Plotting code records:
----

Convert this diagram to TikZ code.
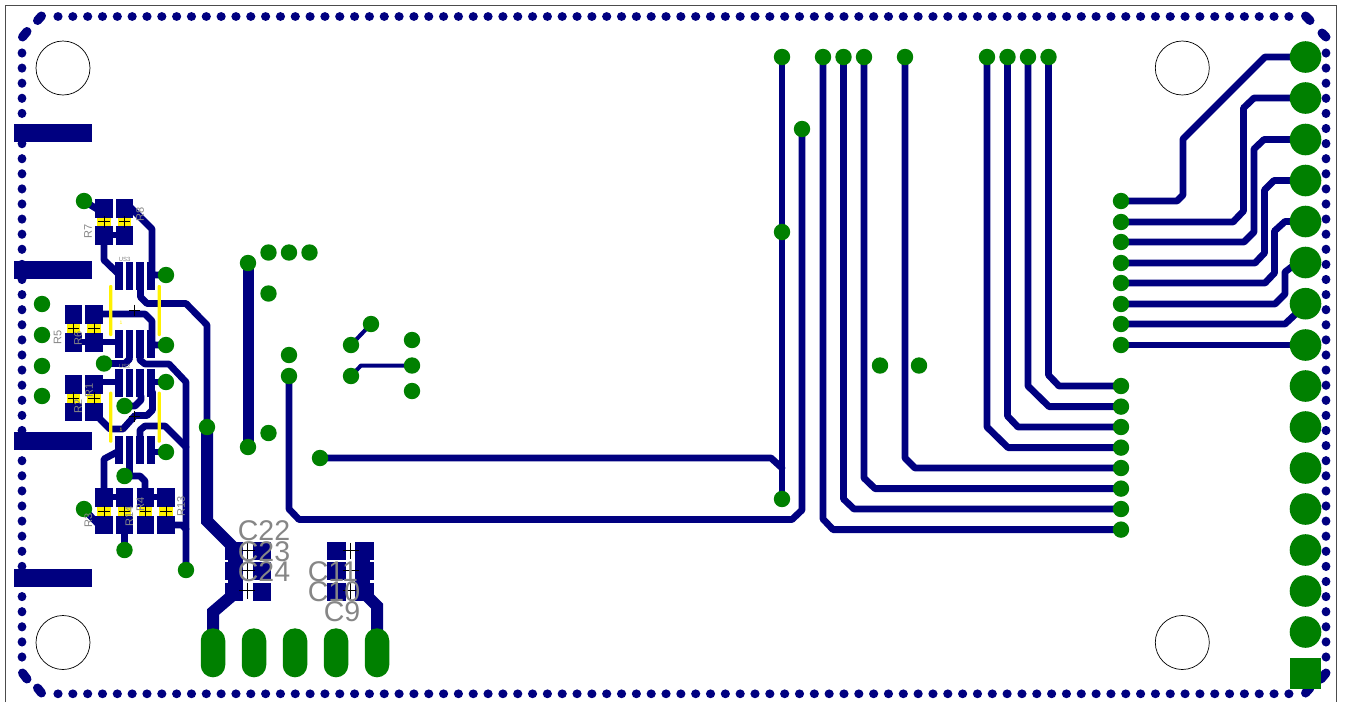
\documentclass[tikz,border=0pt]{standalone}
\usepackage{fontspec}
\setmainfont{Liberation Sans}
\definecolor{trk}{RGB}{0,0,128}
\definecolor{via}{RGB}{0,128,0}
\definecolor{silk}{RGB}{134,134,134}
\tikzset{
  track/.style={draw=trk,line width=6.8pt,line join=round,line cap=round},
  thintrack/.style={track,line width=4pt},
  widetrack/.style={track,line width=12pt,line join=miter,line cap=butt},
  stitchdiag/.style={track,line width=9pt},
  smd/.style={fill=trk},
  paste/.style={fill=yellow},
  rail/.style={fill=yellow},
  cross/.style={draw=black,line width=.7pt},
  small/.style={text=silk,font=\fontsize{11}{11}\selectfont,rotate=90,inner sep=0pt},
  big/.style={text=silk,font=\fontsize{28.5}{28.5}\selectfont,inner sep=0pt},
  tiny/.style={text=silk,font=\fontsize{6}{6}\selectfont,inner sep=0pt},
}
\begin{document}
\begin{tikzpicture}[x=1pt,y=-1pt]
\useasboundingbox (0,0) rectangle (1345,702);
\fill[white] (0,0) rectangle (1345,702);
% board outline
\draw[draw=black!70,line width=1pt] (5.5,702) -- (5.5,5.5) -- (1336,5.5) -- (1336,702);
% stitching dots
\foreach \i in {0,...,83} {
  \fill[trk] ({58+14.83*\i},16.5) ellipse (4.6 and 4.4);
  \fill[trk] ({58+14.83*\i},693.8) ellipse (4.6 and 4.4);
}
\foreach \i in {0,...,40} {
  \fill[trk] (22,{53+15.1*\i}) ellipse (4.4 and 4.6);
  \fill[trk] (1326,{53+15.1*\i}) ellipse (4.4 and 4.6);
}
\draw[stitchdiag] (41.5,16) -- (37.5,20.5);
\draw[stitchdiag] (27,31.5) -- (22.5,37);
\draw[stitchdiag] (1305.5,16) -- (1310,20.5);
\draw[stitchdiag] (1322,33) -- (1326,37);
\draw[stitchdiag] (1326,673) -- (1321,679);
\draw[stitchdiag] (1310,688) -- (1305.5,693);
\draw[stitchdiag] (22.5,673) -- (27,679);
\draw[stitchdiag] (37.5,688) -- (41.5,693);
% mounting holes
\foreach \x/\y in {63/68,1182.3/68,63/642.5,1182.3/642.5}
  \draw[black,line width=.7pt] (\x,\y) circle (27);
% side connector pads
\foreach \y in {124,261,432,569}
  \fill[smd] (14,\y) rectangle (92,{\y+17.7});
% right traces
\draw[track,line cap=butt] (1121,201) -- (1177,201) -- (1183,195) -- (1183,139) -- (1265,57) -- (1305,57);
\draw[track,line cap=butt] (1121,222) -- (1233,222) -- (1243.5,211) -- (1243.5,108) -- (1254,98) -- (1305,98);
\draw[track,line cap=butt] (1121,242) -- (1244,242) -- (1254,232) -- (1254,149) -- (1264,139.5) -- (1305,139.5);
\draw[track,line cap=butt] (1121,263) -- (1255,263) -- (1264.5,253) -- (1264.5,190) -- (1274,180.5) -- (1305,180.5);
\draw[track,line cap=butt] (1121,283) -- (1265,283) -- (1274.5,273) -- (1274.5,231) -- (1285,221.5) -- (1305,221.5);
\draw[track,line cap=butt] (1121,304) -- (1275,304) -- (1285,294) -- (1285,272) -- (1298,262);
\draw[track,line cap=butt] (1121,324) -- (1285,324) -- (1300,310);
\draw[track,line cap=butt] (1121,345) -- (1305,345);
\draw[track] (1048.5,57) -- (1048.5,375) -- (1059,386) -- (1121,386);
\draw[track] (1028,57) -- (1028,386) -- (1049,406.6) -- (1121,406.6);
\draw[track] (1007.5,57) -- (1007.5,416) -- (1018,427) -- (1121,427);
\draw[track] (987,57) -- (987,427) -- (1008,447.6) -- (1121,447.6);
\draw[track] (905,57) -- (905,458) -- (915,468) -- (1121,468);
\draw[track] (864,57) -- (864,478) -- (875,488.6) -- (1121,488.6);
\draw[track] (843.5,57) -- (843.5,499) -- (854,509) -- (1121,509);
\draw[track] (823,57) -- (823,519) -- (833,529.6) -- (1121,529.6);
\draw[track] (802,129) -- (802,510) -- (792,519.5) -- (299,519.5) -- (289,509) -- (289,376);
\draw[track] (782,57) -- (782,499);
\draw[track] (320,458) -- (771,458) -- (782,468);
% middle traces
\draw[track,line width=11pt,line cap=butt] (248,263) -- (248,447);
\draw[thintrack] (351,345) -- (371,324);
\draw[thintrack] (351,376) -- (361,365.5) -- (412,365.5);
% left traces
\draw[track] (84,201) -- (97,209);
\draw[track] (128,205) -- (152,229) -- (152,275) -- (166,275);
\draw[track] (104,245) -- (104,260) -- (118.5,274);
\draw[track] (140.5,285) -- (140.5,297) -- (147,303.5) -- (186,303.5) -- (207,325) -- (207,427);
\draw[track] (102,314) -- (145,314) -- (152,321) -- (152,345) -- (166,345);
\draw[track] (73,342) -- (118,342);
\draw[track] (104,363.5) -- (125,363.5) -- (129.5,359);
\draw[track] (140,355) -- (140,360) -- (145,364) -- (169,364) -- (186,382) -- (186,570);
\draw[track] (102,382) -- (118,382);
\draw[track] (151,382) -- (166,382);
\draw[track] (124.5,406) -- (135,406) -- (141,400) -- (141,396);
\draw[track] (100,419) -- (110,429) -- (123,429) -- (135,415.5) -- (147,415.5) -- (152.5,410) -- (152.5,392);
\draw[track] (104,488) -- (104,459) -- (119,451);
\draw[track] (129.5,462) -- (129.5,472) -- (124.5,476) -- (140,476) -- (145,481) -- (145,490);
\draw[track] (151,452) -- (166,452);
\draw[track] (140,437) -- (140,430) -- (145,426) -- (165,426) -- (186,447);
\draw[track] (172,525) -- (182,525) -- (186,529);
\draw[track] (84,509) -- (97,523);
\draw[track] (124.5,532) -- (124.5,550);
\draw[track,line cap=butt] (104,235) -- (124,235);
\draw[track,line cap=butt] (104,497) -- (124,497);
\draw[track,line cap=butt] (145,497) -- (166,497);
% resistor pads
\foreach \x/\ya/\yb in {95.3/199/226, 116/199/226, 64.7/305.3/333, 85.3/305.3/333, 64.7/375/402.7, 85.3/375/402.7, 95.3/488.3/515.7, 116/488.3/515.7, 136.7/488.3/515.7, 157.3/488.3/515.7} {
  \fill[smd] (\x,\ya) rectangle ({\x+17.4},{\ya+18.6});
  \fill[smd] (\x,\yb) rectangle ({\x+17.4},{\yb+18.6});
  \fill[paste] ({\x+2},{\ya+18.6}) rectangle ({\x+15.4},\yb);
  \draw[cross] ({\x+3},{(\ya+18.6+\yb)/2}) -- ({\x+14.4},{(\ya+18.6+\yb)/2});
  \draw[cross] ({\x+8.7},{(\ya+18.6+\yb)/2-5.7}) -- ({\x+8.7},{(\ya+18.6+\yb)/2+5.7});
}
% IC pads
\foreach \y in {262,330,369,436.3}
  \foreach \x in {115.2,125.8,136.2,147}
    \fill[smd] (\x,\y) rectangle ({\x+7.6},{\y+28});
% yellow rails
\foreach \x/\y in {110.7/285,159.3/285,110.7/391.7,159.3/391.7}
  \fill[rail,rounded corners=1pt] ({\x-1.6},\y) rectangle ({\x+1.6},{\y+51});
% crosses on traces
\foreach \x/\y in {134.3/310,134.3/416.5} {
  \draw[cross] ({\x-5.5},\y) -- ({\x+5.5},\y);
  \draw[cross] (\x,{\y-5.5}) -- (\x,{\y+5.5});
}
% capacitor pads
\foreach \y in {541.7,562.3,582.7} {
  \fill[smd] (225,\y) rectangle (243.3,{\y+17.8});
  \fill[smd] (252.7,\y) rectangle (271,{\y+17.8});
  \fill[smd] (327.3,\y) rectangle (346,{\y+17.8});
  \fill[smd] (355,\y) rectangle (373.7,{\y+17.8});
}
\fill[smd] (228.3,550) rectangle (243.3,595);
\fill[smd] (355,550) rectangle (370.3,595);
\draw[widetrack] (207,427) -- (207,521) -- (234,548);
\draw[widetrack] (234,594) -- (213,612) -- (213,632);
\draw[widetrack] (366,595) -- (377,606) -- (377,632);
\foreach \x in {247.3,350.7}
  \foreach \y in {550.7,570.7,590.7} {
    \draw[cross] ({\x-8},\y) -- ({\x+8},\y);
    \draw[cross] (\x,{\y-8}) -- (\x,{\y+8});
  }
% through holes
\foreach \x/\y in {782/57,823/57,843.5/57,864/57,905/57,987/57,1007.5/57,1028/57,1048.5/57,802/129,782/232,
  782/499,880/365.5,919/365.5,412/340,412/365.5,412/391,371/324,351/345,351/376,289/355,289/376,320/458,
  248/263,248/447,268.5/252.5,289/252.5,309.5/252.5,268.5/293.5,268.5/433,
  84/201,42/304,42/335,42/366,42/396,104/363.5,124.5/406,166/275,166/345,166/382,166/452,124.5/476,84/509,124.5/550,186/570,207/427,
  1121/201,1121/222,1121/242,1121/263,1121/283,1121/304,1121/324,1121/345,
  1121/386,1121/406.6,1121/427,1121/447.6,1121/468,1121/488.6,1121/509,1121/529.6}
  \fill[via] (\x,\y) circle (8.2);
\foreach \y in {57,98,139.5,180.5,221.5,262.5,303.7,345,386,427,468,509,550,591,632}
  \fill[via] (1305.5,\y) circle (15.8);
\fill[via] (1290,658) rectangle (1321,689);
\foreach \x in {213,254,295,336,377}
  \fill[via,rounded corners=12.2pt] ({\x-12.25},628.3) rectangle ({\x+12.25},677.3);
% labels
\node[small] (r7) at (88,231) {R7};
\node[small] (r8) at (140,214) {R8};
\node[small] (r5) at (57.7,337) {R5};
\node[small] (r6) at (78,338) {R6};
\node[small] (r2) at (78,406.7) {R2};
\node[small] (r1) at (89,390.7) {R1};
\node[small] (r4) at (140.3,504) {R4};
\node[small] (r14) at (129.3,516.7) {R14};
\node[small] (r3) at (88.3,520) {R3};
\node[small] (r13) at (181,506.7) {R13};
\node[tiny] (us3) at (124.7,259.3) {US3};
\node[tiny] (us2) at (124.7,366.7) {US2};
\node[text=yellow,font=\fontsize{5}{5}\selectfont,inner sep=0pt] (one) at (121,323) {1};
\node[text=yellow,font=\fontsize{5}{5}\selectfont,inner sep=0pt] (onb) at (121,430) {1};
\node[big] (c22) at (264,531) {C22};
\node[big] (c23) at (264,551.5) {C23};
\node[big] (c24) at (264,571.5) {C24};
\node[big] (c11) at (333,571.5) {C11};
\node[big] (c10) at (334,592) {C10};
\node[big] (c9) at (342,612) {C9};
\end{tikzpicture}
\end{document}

----

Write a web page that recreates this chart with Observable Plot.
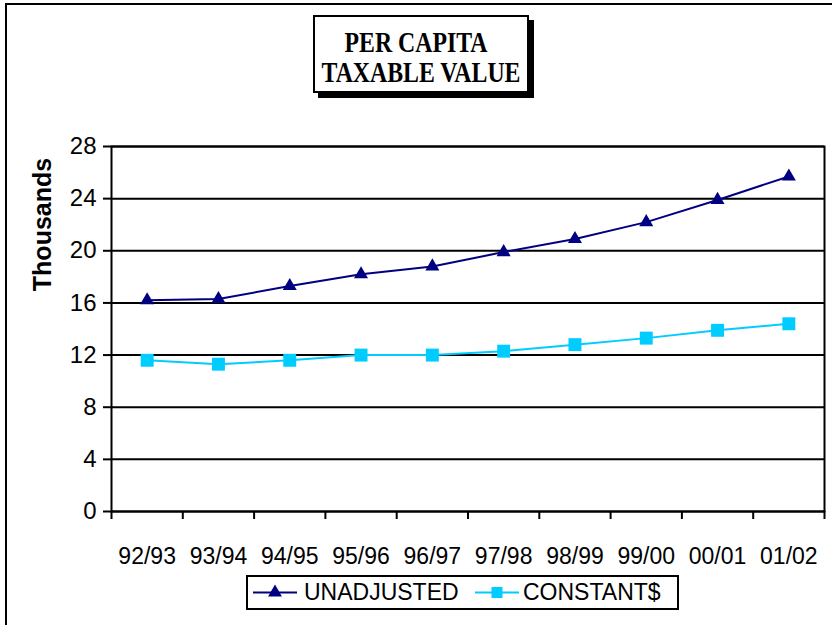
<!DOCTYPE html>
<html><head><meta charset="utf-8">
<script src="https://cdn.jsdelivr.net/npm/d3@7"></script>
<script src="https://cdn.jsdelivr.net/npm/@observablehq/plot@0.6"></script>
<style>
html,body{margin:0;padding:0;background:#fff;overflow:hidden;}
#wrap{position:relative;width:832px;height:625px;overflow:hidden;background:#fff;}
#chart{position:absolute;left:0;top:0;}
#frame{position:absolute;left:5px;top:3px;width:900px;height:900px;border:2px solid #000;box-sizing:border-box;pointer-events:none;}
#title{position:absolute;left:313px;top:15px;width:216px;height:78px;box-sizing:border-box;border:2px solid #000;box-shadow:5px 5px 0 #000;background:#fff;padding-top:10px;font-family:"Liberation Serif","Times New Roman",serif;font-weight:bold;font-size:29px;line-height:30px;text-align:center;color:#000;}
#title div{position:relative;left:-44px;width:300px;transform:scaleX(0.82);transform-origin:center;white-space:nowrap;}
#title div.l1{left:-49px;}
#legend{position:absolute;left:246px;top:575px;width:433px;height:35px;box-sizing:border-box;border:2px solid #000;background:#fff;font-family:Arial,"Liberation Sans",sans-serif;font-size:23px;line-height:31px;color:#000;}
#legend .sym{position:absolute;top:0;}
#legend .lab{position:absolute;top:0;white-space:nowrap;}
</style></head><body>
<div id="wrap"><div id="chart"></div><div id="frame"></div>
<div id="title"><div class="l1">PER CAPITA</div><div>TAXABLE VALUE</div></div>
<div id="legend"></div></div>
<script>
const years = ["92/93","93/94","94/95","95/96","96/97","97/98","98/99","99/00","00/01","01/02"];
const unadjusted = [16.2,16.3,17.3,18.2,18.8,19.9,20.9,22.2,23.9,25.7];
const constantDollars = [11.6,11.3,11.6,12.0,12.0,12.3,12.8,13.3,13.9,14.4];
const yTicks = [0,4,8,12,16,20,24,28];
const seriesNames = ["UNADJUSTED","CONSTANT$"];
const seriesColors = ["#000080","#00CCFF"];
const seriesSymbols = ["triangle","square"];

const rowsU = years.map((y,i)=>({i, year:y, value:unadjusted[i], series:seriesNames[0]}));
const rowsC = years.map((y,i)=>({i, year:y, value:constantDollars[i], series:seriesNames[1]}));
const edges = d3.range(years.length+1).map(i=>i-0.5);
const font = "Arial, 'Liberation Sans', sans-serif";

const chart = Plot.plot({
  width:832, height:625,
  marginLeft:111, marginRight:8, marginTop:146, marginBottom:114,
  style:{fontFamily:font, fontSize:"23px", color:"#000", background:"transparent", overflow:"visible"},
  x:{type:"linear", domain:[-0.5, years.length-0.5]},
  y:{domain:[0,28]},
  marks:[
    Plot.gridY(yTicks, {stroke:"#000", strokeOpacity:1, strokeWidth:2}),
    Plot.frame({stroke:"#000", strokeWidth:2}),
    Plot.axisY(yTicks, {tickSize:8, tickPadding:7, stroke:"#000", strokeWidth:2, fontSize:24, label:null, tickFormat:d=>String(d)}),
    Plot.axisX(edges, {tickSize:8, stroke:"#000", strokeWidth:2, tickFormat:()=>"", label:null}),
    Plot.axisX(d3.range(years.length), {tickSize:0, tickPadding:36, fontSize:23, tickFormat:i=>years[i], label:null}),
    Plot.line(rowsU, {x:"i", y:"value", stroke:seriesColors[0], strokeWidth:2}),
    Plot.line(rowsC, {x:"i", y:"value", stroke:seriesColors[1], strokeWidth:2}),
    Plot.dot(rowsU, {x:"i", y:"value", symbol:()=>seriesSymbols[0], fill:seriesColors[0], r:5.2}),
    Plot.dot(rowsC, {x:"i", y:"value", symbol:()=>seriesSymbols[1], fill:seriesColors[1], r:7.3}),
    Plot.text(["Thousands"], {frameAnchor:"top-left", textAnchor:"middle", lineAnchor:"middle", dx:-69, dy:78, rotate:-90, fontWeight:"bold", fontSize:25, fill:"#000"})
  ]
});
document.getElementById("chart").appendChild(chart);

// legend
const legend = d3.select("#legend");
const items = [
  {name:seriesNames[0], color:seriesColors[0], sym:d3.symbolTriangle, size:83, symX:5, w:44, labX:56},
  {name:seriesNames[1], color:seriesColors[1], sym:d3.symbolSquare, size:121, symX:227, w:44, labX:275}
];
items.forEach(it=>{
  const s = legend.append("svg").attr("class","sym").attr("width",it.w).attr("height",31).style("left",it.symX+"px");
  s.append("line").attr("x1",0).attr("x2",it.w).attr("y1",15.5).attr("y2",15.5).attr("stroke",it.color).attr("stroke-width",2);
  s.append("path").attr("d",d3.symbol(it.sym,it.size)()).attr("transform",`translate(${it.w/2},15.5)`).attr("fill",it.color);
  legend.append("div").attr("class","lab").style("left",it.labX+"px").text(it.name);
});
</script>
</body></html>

----

*EXERCISE REQUIREMENTS:*
Read through the entries and copy each line in which "chart" appears.

*THE RESPONSE:*
Write a web page that recreates this chart with Observable Plot.
#chart{position:absolute;left:0;top:0;}
<div id="wrap"><div id="chart"></div><div id="frame"></div>
const chart = Plot.plot({
document.getElementById("chart").appendChild(chart);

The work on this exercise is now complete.